The environmental impact of aviation is increasing faster than predicted by many industry and government estimates, according to an unpublished study undertaken last year by an influential group of aviation experts.
The report, Trends in Global Noise and Emissions From Commercial Aviation for 2000 through 2025, warns total emissions from the global aviation sector will soar from 572 million tonnes in 2000 to between 1.2 billion and 1.4 billion tonnes by 2025.
The projections, which are based on official government figures on the number of flights and authoritative emission modelling techniques, are broadly in line with the worst case scenario put forward by the UN's Intergovernmental Panel on Climate Change (IPCC), but are some 20 per cent higher than the best case scenario, which had been widely endorsed by many within the aviation industry.
The study also found that industry projections for the numbers of people affected by aircraft noise and levels of NOx pollution around airports have been underestimated, warning that by 2025 30.3 million people will be affected by aircraft noise and that NOx pollution will more than double to 6.1 million tonnes.
The report was compiled by representatives from US Department of Transport, European air traffic control agency Eurocontrol, Manchester Metropolitan University and technology company QinetiQ, and was submitted at the Air Traffic Management R&D seminar in Barcelona last year hosted by Eurocontrol and the US Federal Aviation Authority.
However, the report's authors were subsequently told that it would not be published and the document was removed from the conference website.
Jeff Gazzard, a board member for the Aviation Environment Federation, the lobby group which uncovered the report, said that the study had been "suppressed", a charge representatives of the aviation industry strenuously denied.
A spokesman for the IATA insisted that far from being "suppressed" the document had instead formed part of the the ICAO 2007 environment report, which has been published on line since Summer 2007. He added that the study had failed to take account of potential improvements in technology and air traffic management designed to cut aviation emissions.
His stance was supported by a spokeswoman for Eurocontrol who argued that the failure of the report to account for such improvements meant that "to present the figures put forward in the paper or the report as a realistic scenario is therefore misleading".
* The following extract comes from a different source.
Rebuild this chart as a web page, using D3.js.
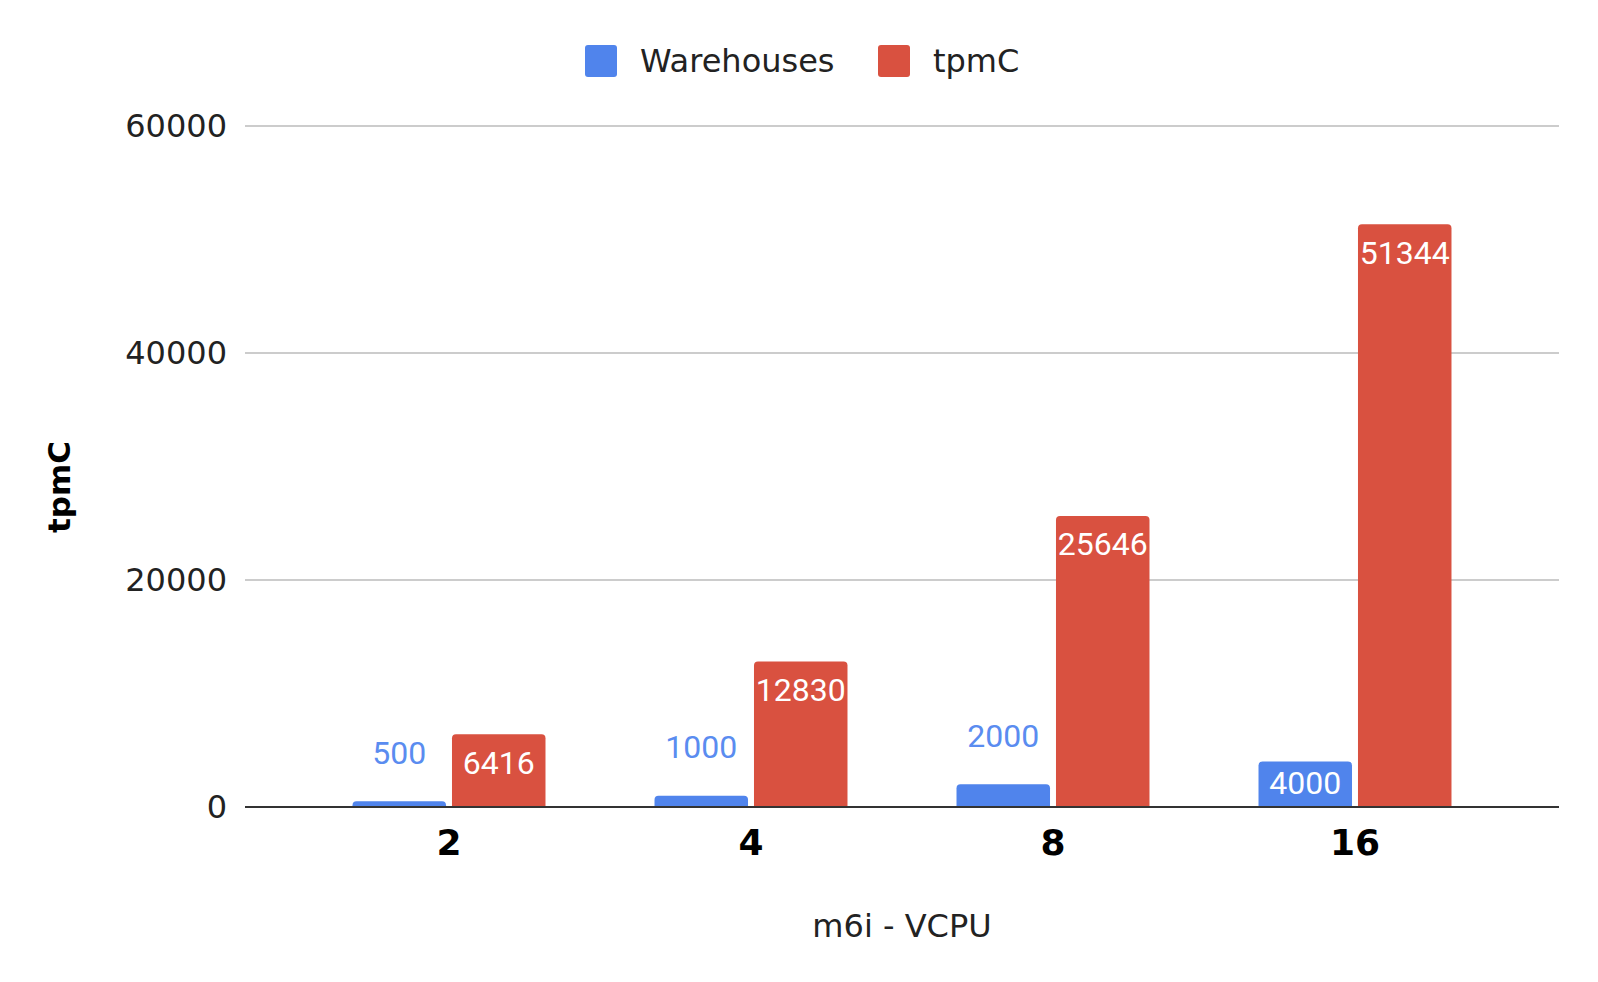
<!DOCTYPE html>
<html>
<head>
<meta charset="utf-8">
<script src="https://cdn.jsdelivr.net/npm/d3@7"></script>
<style>
  html, body { margin: 0; padding: 0; background: #fff; }
  svg { display: block; }
</style>
</head>
<body>
<svg id="chart" width="1598" height="982"></svg>
<script>
// ---- data ----
const categories = ["2", "4", "8", "16"];
const seriesNames = ["Warehouses", "tpmC"];
const warehouses = [500, 1000, 2000, 4000];
const tpmC = [6416, 12830, 25646, 51344];
const yTicks = [0, 20000, 40000, 60000];
const colors = ["#5084ec", "#d95140"];
const labelColors = ["#5a8cf0", "#ffffff"];

const seriesValues = [warehouses, tpmC];

(function () {
const svg = d3.select("#chart");
const plotLeft = 245, plotRight = 1559, plotTop = 126, plotBottom = 807;

const y = d3.scaleLinear().domain([0, 60000]).range([plotBottom, plotTop]);
const x0 = d3.scaleBand().domain(categories).range([plotLeft, plotRight])
  .paddingInner(0.361).paddingOuter(0.356);
const x1 = d3.scaleBand().domain(seriesNames).range([0, x0.bandwidth()])
  .paddingInner(0.06).paddingOuter(0);

// gridlines
const gridG = svg.append("g");
gridG.selectAll("line").data(yTicks.filter(d => d !== 0)).join("line")
  .attr("x1", plotLeft).attr("x2", plotRight)
  .attr("y1", d => y(d)).attr("y2", d => y(d))
  .attr("stroke", "#cccccc").attr("stroke-width", 2);

// y-axis tick labels
const yAxis = d3.axisLeft(y).tickValues(yTicks).tickSize(0).tickPadding(18).tickFormat(d3.format("d"));
const yg = svg.append("g").attr("transform", `translate(${plotLeft},0)`).call(yAxis);
yg.select(".domain").remove();
yg.selectAll("text")
  .attr("font-family", "DejaVu Sans").attr("font-size", 32).attr("fill", "#222")
  .attr("dy", "0.33em");

// bars
const data = [];
categories.forEach((c, i) => {
  seriesNames.forEach((s, j) => {
    data.push({ cat: c, series: s, j, value: seriesValues[j][i] });
  });
});

function barPath(x, yTop, w, yBot, r) {
  const h = yBot - yTop;
  r = Math.min(r, h, w / 2);
  return `M${x},${yBot}V${yTop + r}Q${x},${yTop} ${x + r},${yTop}H${x + w - r}Q${x + w},${yTop} ${x + w},${yTop + r}V${yBot}Z`;
}

const defs = svg.append("defs");
const barsG = svg.append("g");
data.forEach((d, k) => {
  const bx = x0(d.cat) + x1(d.series);
  const bw = x1.bandwidth();
  const by = y(d.value);
  const bh = plotBottom - by;
  barsG.append("path")
    .attr("d", barPath(bx, by, bw, plotBottom, 4))
    .attr("fill", colors[d.j]);

  defs.append("clipPath").attr("id", "clip" + k)
    .append("rect").attr("x", bx).attr("y", by).attr("width", bw).attr("height", bh);

  const inside = bh > 40;
  const cx = bx + bw / 2;
  let cy;
  if (inside) {
    cy = by + Math.min(28, bh / 2 - 2);
  } else {
    cy = by - 49;
  }
  const t = barsG.append("text")
    .attr("x", cx).attr("y", cy).attr("dy", "0.36em")
    .attr("text-anchor", "middle")
    .attr("font-family", "Roboto").attr("font-size", 32)
    .attr("fill", inside ? "#ffffff" : labelColors[0])
    .text(d.value);
  if (inside) t.attr("clip-path", `url(#clip${k})`);
});

// baseline
svg.append("line")
  .attr("x1", plotLeft).attr("x2", plotRight)
  .attr("y1", y(0)).attr("y2", y(0))
  .attr("stroke", "#333").attr("stroke-width", 2);

// x-axis category labels
const xAxis = d3.axisBottom(x0).tickSize(0).tickPadding(0);
const xg = svg.append("g").attr("transform", `translate(0,${plotBottom})`).call(xAxis);
xg.select(".domain").remove();
xg.selectAll("text")
  .attr("font-family", "DejaVu Sans").attr("font-weight", "bold")
  .attr("font-size", 36).attr("fill", "#000")
  .attr("dy", null).attr("y", 48);

// axis titles
svg.append("text")
  .attr("x", (plotLeft + plotRight) / 2).attr("y", 937)
  .attr("text-anchor", "middle")
  .attr("font-family", "DejaVu Sans").attr("font-size", 32).attr("fill", "#222")
  .text("m6i - VCPU");

svg.append("text")
  .attr("transform", "translate(70,487) rotate(-90)")
  .attr("text-anchor", "middle")
  .attr("font-family", "DejaVu Sans").attr("font-weight", "bold")
  .attr("font-size", 31).attr("fill", "#000")
  .text("tpmC");

// legend
const legendItems = [
  { name: seriesNames[0], color: colors[0], sx: 585, tx: 640 },
  { name: seriesNames[1], color: colors[1], sx: 878, tx: 933 }
];
const lg = svg.append("g");
legendItems.forEach(it => {
  lg.append("rect").attr("x", it.sx).attr("y", 45).attr("width", 32).attr("height", 32)
    .attr("rx", 3).attr("fill", it.color);
  lg.append("text").attr("x", it.tx).attr("y", 72)
    .attr("font-family", "DejaVu Sans").attr("font-size", 32).attr("fill", "#222")
    .text(it.name);
});
})();
</script>
</body>
</html>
However, Gazzard insisted that the projections in the report appeared largely accurate, arguing that any significant improvements in the fuel efficiency of aircraft are likely to take decades to filter through due to the slow rate of replacement of many fleets. "The IATA [International Air Transport Association] said recently that the industry would continue to grow by between five and six per cent a year and deliver efficiency improvements of between one and two per cent," he said. "Well, if you extrapolate out those figures you are looking at emissions of between 1.2 billion and 1.4 billion tonnes a year by 2025, just as this report warns."
Should emissions reach such levels, any reduction in emissions attained by other areas of the economy will be negated, according to Gazzard. "If you accept that CO2 emitted at high altitudes has double the warming effect of that released at low altitudes, which is entirely legitimate for this type of study, then by 2025 annual aviation emissions will already account for half the total yearly emissions allowed by the entire economy in 2050," he warned.
Gazzard argued there was an onus on the aviation industry to be more realistic in its emission projections in order to ensure policymakers are fully aware of the scale of threat posed by aircraft emissions.